Nov 27
2013
PwC’s 2013 Third Quarter Healthcare Mergers and Acquisitions Report Show Small Uptick, but Still Lags Behind 2012
PricewaterhouseCoopers released its 2013 third quarter healthcare mergers and acquisitions report and there a small uptick over the first two quarters in the number of healthcare deals with 138 total transactions so far. The value of the deals announced is $15.8 billion, up 35 percent over the second quarter, but 2013 is still behind 2012 with volume down 4.6 percent and value down a whopping 25 percent.
For-profit deals were up, continuing the serge from the second quarter, marked by Tenet Healthcare Corporation’s proposed acquisition of Vanguard Health Systems for $4.3 billion, and the third quarter opened with the announcement of Community Health System’s $3.9 billion offer to purchase Health Management Associates (HMA).
Hospital Deals
During Q3 2013, deal volume and value were up when compared to Q3 2012 with the total volume of hospital transactions increased 59 percent from 12 in Q3 2012 to 19 in Q3 2013. Overall deal value increased significantly from $38 million in Q3 2012 to $12.3 billion in Q3 2013. This is largely the result of two $1+ billion transactions in Q3 2013.

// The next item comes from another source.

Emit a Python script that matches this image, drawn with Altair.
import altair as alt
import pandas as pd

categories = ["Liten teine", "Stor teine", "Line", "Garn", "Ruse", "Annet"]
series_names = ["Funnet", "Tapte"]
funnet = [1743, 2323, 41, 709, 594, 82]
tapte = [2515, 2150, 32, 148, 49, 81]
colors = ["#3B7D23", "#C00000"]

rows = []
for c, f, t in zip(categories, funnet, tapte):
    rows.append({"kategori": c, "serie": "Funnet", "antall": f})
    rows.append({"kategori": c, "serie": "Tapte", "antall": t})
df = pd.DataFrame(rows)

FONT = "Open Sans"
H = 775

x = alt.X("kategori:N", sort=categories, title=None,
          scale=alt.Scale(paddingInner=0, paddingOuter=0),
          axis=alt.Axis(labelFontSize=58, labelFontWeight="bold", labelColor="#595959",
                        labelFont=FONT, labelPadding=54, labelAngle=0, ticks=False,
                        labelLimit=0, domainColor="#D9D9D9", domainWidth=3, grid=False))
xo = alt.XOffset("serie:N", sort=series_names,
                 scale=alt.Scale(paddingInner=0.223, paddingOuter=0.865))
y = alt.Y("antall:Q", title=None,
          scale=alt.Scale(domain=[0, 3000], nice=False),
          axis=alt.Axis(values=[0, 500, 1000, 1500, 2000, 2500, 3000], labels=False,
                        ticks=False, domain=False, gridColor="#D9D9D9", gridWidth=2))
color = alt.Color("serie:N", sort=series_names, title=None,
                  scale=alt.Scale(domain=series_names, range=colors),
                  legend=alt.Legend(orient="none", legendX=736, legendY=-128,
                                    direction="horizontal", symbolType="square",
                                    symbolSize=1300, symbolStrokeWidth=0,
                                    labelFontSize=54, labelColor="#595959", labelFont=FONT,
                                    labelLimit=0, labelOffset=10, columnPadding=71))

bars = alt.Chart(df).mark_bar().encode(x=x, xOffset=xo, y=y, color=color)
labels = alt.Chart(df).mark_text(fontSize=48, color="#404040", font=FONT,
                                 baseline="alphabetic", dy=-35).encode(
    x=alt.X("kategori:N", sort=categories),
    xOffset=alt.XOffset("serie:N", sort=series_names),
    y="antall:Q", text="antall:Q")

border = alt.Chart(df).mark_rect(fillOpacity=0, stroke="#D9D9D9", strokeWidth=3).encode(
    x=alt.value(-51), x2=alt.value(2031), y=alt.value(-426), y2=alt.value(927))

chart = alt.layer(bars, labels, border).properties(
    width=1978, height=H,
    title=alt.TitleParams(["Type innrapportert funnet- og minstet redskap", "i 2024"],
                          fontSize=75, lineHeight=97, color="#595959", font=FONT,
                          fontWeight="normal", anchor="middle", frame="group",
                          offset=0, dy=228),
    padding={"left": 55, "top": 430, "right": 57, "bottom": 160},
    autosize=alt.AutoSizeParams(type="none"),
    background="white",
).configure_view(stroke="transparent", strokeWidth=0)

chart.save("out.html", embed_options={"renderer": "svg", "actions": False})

The two $1+ billion transactions announced in Q3 2013 were responsible for the significant increase in total deal value.
According to PwC, several factors continue to serve as a catalyst for activity in this sector and include: 1) uncertainty and developments with healthcare reform, 2) convergence within the payer and provider arena, 3) expanding physician alignment (ensuring continuum of care coverage) and 4) capital needs for hospital projects.
Managed Care Deals
Weakness in the Managed Care sector continued in Q3 2013 following the significant uptick in M&A activity in 2012. There was a slight uptick in deal activity from Q2 2013 (three announced deals) to Q3 2013 (four announced deals). For the nine months ending September, Managed Care announced nine deals in 2013, compared to 21 announced in the same period in 2012 (57% decline).

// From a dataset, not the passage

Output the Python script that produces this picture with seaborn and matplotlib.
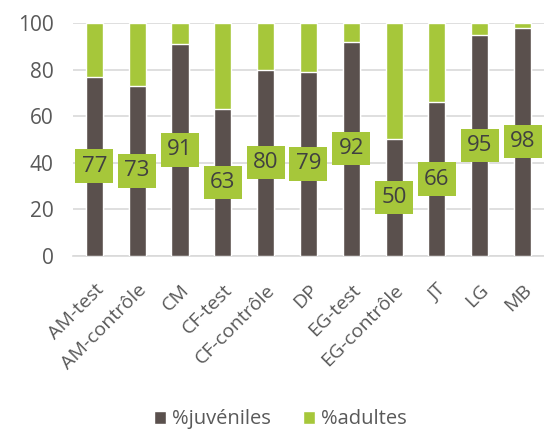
import matplotlib
matplotlib.use("Agg")
import matplotlib.pyplot as plt
import seaborn as sns
import pandas as pd
from matplotlib.patches import Patch

categories = ["AM-test", "AM-contrôle", "CM", "CF-test", "CF-contrôle", "DP",
              "EG-test", "EG-contrôle", "JT", "LG", "MB"]
juveniles = [77, 73, 91, 63, 80, 79, 92, 50, 66, 95, 98]
adultes = [100 - v for v in juveniles]
yticks = [0, 20, 40, 60, 80, 100]

DARK = "#5a504d"
GREEN = "#a6c73a"
TXT = "#595959"

sns.set_theme(style="white")
plt.rcParams["font.family"] = ["Open Sans", "DejaVu Sans"]

df = pd.DataFrame({"cat": categories, "juv": juveniles, "adu": adultes})
df["total"] = df["juv"] + df["adu"]

fig = plt.figure(figsize=(5.44, 4.30), dpi=100)
ax = fig.add_axes([0.134, 0.405, 0.866, 0.5415])

sns.barplot(data=df, x="cat", y="total", color=GREEN, width=0.4, saturation=1, ax=ax, zorder=2)
sns.barplot(data=df, x="cat", y="juv", color=DARK, width=0.4, saturation=1, ax=ax, zorder=3)

for i, v in enumerate(juveniles):
    ax.text(i, v / 2, f"{v}", ha="center", va="center", fontsize=16, color="#404040", zorder=5,
            bbox=dict(boxstyle="square,pad=0.28", facecolor=GREEN, edgecolor="none"))

ax.set_xlim(-0.5, len(categories) - 0.5)
ax.set_ylim(0, 100)
ax.set_yticks(yticks)
ax.set_yticklabels([str(t) for t in yticks], fontsize=15, color=TXT)
ax.tick_params(axis="y", length=0, pad=14)
ax.tick_params(axis="x", length=0, pad=18)
ax.set_xticks(range(len(categories)))
ax.set_xticklabels(categories, rotation=45, ha="right", rotation_mode="anchor", fontsize=14, color=TXT)
ax.yaxis.grid(True, color="#d9d9d9", linewidth=1.2, zorder=0)
ax.set_axisbelow(True)
for s in ["left", "right", "top"]:
    ax.spines[s].set_visible(False)
ax.spines["bottom"].set_color("#d9d9d9")
ax.spines["bottom"].set_linewidth(1.2)
ax.set_xlabel("")
ax.set_ylabel("")

handles = [Patch(facecolor=DARK, label="%juvéniles"), Patch(facecolor=GREEN, label="%adultes")]
fig.legend(handles=handles, loc="center", bbox_to_anchor=(0.515, 0.025), ncol=2, frameon=False,
           fontsize=14.5, handlelength=0.6, handleheight=0.6, handletextpad=0.3, columnspacing=1.6,
           labelcolor=TXT)

fig.savefig("out.png", dpi=100)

Despite the continued weakness in 2013, health payers continue to slowly use M&A as an avenue to expand their positions in Medicaid programs in certain parts of the country. This trend is expected to continue in anticipation of the expanded insur- ance coverage beginning in 2014.
Post-acute Care Deals
Long-term care sector saw deal volumes at the highest compared to other sectors (if not by dollar value). An attractive environment for sellers to exit investments, similar to the 2006-2007 period, as a result of low interest rates and available financing (such as HUD loans) is thought to be one driver of this year’s consolidation.
Physician Practice Deals
Announced deal volumes ticked slightly up from Q3 2012, although as typical with physician practice acquisitions, no deal values were announced. Deal volume continues to be generated from both national and regional medical groups leveraging their economies of scale in the highly fragmented physician practice space, as well as hospitals and health systems attempting to secure volumes due to changing reimbursement models.

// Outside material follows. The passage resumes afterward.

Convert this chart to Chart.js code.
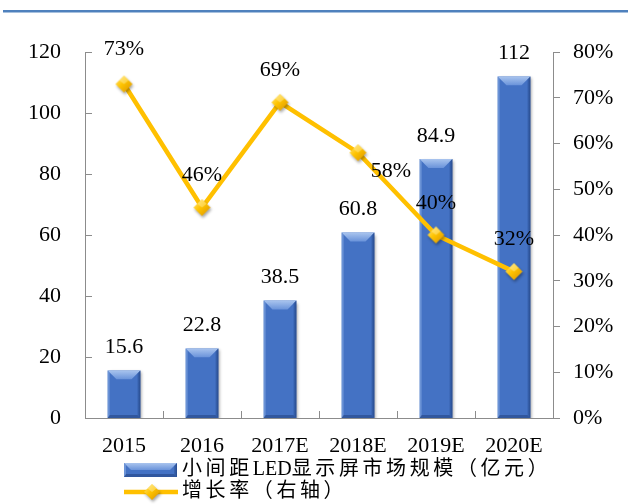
<!DOCTYPE html>
<html>
<head>
<meta charset="utf-8">
<script src="https://cdn.jsdelivr.net/npm/chart.js@4.4.0/dist/chart.umd.min.js"></script>
<style>
  html, body { margin: 0; padding: 0; background: #fff; }
  #wrap { width: 628px; height: 504px; position: relative; }
</style>
</head>
<body>
<div id="wrap"><canvas id="c" width="628" height="504"></canvas></div>
<script>
// Small-pitch LED display market size (100M CNY) and its growth rate
const categories = ['2015', '2016', '2017E', '2018E', '2019E', '2020E'];
const marketSize = [15.6, 22.8, 38.5, 60.8, 84.9, 112];
const growthRate = [73, 46, 69, 58, 40, 32];
const sizeTickStep = 20;
const sizeMax = 120;
const rateTickStep = 10;
const rateMax = 80;
const sizeLabel = '小间距LED显示屏市场规模（亿元）';
const rateLabel = '增长率（右轴）';

// Where each growth-rate label sits relative to its point
const rateLabelSide = ['top', 'top', 'top', 'right', 'top', 'top'];

const SERIF = '"Liberation Serif", "Times New Roman", "Noto Sans CJK SC", serif';
const AXIS_GRAY = '#8C8C8C';
const BAR_BLUE = '#4472C4';
const GOLD = '#FFC000';

// Shaded gold diamond used as the line's point marker
function makeDiamond(half) {
  const size = Math.ceil(half * 2 + 8);
  const cv = document.createElement('canvas');
  cv.width = size; cv.height = size;
  const g = cv.getContext('2d');
  const c = size / 2;
  g.save();
  g.shadowColor = 'rgba(0,0,0,0.35)';
  g.shadowBlur = 3;
  g.shadowOffsetX = 1;
  g.shadowOffsetY = 2;
  g.beginPath();
  g.moveTo(c, c - half); g.lineTo(c + half, c); g.lineTo(c, c + half); g.lineTo(c - half, c);
  g.closePath();
  const grad = g.createLinearGradient(c - half, c - half, c + half, c + half);
  grad.addColorStop(0, '#FFE680');
  grad.addColorStop(0.45, '#FFC400');
  grad.addColorStop(1, '#D99200');
  g.fillStyle = grad;
  g.fill();
  g.restore();
  // upper facet highlight
  g.beginPath();
  g.moveTo(c, c - half); g.lineTo(c + half * 0.55, c - half * 0.45); g.lineTo(c, c); g.lineTo(c - half * 0.55, c - half * 0.45);
  g.closePath();
  g.fillStyle = 'rgba(255,240,170,0.45)';
  g.fill();
  return cv;
}
const diamond = makeDiamond(8.5);
const legendDiamond = makeDiamond(8);

// Bevelled bar face: light top facet, lit left edge, shaded right and bottom edges
function drawBevel(ctx, L, R, T, B) {
  const w = R - L;
  const b = Math.min(9, w * 0.27, (B - T) / 2);
  ctx.save();
  let g = ctx.createLinearGradient(0, T, 0, T + b);
  g.addColorStop(0, '#A9C4EE');
  g.addColorStop(1, '#6A93DA');
  ctx.fillStyle = g;
  ctx.beginPath();
  ctx.moveTo(L, T); ctx.lineTo(R, T); ctx.lineTo(R - b, T + b); ctx.lineTo(L + b, T + b);
  ctx.closePath(); ctx.fill();
  // left lit edge
  ctx.fillStyle = 'rgba(140,175,230,0.55)';
  ctx.beginPath();
  ctx.moveTo(L, T); ctx.lineTo(L + 2, T + 2); ctx.lineTo(L + 2, B - 2); ctx.lineTo(L, B);
  ctx.closePath(); ctx.fill();
  // right shaded edge
  g = ctx.createLinearGradient(R - 3, 0, R, 0);
  g.addColorStop(0, 'rgba(40,80,150,0.35)');
  g.addColorStop(1, 'rgba(30,60,120,0.75)');
  ctx.fillStyle = g;
  ctx.beginPath();
  ctx.moveTo(R, T); ctx.lineTo(R, B); ctx.lineTo(R - 3, B - 3); ctx.lineTo(R - 3, T + 3);
  ctx.closePath(); ctx.fill();
  // bottom shaded edge
  ctx.fillStyle = 'rgba(30,60,120,0.5)';
  ctx.beginPath();
  ctx.moveTo(L, B); ctx.lineTo(R, B); ctx.lineTo(R - 3, B - 3); ctx.lineTo(L + 2, B - 3);
  ctx.closePath(); ctx.fill();
  ctx.restore();
}

// Draws a legend string with extra spacing after CJK glyphs only
function spacedText(ctx, text, x, y, cjkGap) {
  let cx = x;
  for (const ch of text) {
    ctx.fillText(ch, cx, y);
    cx += ctx.measureText(ch).width + (/[\u3000-\u9fff\uff00-\uffef]/.test(ch) ? cjkGap : 0);
  }
}

const frame = {
  id: 'frame',
  beforeDraw(chart) {
    const ctx = chart.ctx;
    ctx.save();
    ctx.fillStyle = '#fff';
    ctx.fillRect(0, 0, chart.width, chart.height);
    // rule along the top of the figure
    ctx.fillStyle = '#4F81BD';
    ctx.fillRect(3, 10, chart.width - 3, 2.5);
    ctx.restore();
  },
  afterDraw(chart) {
    // tick marks pointing into the plot on the left and bottom axes
    const ctx = chart.ctx;
    const ys = chart.scales.y, xs = chart.scales.x;
    const area = chart.chartArea;
    ctx.save();
    ctx.strokeStyle = AXIS_GRAY;
    ctx.lineWidth = 1;
    ctx.beginPath();
    ys.ticks.forEach(t => {
      const py = Math.round(ys.getPixelForValue(t.value)) + 0.5;
      ctx.moveTo(area.left, py); ctx.lineTo(area.left + 7, py);
    });
    for (let i = 1; i < categories.length; i++) {
      const px = Math.round((xs.getPixelForValue(i - 1) + xs.getPixelForValue(i)) / 2) + 0.5;
      ctx.moveTo(px, area.bottom); ctx.lineTo(px, area.bottom - 7);
    }
    ctx.stroke();
    ctx.restore();
  }
};

const barStyle = {
  id: 'barStyle',
  beforeDatasetDraw(chart, args) {
    if (args.index !== 0) return;
    const ctx = chart.ctx;
    ctx.save();
    ctx.shadowColor = 'rgba(0,0,0,0.35)';
    ctx.shadowBlur = 3;
    ctx.shadowOffsetX = 2;
    ctx.shadowOffsetY = 2;
  },
  afterDatasetDraw(chart, args) {
    if (args.index !== 0) return;
    const ctx = chart.ctx;
    ctx.restore();
    args.meta.data.forEach(el => {
      const p = el.getProps(['x', 'y', 'base', 'width'], true);
      drawBevel(ctx, p.x - p.width / 2, p.x + p.width / 2, p.y, p.base);
    });
  }
};

const valueLabels = {
  id: 'valueLabels',
  afterDatasetsDraw(chart) {
    const ctx = chart.ctx;
    ctx.save();
    ctx.font = '22px ' + SERIF;
    ctx.fillStyle = '#000';
    ctx.textAlign = 'center';
    ctx.textBaseline = 'middle';
    const bars = chart.getDatasetMeta(0).data;
    bars.forEach((el, i) => {
      ctx.fillText(String(marketSize[i]), el.x, el.y - 23);
    });
    const pts = chart.getDatasetMeta(1).data;
    pts.forEach((el, i) => {
      const txt = growthRate[i] + '%';
      if (rateLabelSide[i] === 'right') {
        ctx.fillText(txt, el.x + 33, el.y + 19);
      } else {
        ctx.fillText(txt, el.x, el.y - (i === 0 ? 35 : 32));
      }
    });
    ctx.restore();
  }
};

const legendBox = {
  id: 'legendBox',
  afterDraw(chart) {
    const ctx = chart.ctx;
    const ds = chart.data.datasets;
    ctx.save();
    // bar entry
    ctx.fillStyle = BAR_BLUE;
    ctx.fillRect(124, 463, 53, 14);
    drawBevel(ctx, 124, 177, 463, 477);
    // line entry
    ctx.strokeStyle = GOLD;
    ctx.lineWidth = 4.5;
    ctx.beginPath();
    ctx.moveTo(124, 492); ctx.lineTo(178, 492);
    ctx.stroke();
    ctx.drawImage(legendDiamond, 152 - legendDiamond.width / 2, 492 - legendDiamond.height / 2);
    ctx.fillStyle = '#000';
    ctx.font = '20px ' + SERIF;
    ctx.textAlign = 'left';
    ctx.textBaseline = 'middle';
    spacedText(ctx, ds[0].label, 182, 470, 3.6);
    spacedText(ctx, ds[1].label, 182, 492, 3.6);
    ctx.restore();
  }
};

new Chart(document.getElementById('c'), {
  data: {
    labels: categories,
    datasets: [
      {
        type: 'bar',
        label: sizeLabel,
        data: marketSize,
        yAxisID: 'y',
        backgroundColor: BAR_BLUE,
        borderWidth: 0,
        barPercentage: 0.42,
        categoryPercentage: 1,
        order: 2
      },
      {
        type: 'line',
        label: rateLabel,
        data: growthRate,
        yAxisID: 'y1',
        borderColor: GOLD,
        borderWidth: 4.5,
        tension: 0,
        pointStyle: diamond,
        pointRadius: 8.5,
        pointHoverRadius: 8.5,
        order: 1
      }
    ]
  },
  options: {
    responsive: false,
    animation: false,
    devicePixelRatio: 1,
    layout: { padding: { top: 52, left: 0, right: 0, bottom: 0 } },
    plugins: {
      legend: { display: false },
      tooltip: { enabled: false }
    },
    scales: {
      x: {
        type: 'category',
        offset: true,
        grid: { display: false },
        border: { display: true, color: AXIS_GRAY, width: 1 },
        ticks: { color: '#000', font: { family: SERIF, size: 22 }, padding: 7, maxRotation: 0, autoSkip: false },
        afterFit(s) { s.height = 86; }
      },
      y: {
        position: 'left',
        min: 0,
        max: sizeMax,
        grid: { display: false },
        border: { display: true, color: AXIS_GRAY, width: 1 },
        ticks: { stepSize: sizeTickStep, color: '#000', font: { family: SERIF, size: 22 }, padding: 16 },
        afterFit(s) { s.width = 85; }
      },
      y1: {
        position: 'right',
        min: 0,
        max: rateMax,
        grid: { display: true, drawOnChartArea: false, drawTicks: true, tickLength: 7, color: AXIS_GRAY },
        border: { display: true, color: AXIS_GRAY, width: 1 },
        ticks: { stepSize: rateTickStep, color: '#000', font: { family: SERIF, size: 22 }, padding: 13,
                 callback: v => v + '%' },
        afterFit(s) { s.width = 75; }
      }
    }
  },
  plugins: [frame, barStyle, valueLabels, legendBox]
});
</script>
</body>
</html>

Perhaps the most fascinating thing about this portion of the report is the current trend of physician practice acquisitions by regional and national medical groups is expected to continue in the near term as physician groups look for ways to respond to reimbursement changes. For hospital-based acquisitions, it remains to be seen whether the recent acquisition trends are sustainable given the past issues of operating losses generated by hospital-owned physician practices; however, personally, I believe they will continue for the foreseeable future.
Private Equity Deals
Private equity saw a continued decline in deal volume with seven announced. For comparison purposes, in the third quarter in 2012, there were 20 such transactions as shown above. The sluggish volume of private equity deals in the third quarter of 2013 is consistent with what we experienced earlier in 2013 where six private equity deals were announced in the second quarter of 2013 and four private equity deals were announced in the first quarter of 2013.
It will be interesting to see what the fourth quarter brings, especially given the Vista buy out of Greenway and the merger with Vitera.
PwC defined US M&A activity as mergers, acquisitions, shareholder spin-offs, capital infusions, consolidations and restructurings where acquisition targets are US-based companies acquired by US or foreign acquirers. Transactions are based on announcement date, excluding repurchases, rumors, withdrawals and deals seeking buyers.
We consider deals to be mergers or acquisitions when there’s a change of control or the makeup of the control- ling interest changes. In the instance of an acquisition, one company takes effective control over another company or product. In a merger situation, two boards are combined and/or monies are combined. An affiliation or collaboration is neither considered a merger nor an acquisition.
Perhaps this report is a little off base from a health IT perspective, but the M&A culture is fascinating to me and given the impact these deals have on IT and technology post-merger – when systems and solutions are combined and/or done away with – there is certainly a felt need from the IT vendor perspective.
It’s important to watch these transactions as the market continues to consolidate. With fewer organizations to sell into there will be fewer deals to announce from the IT side. When that happens, we’ll really see vendor contraction, at least in the EHR space.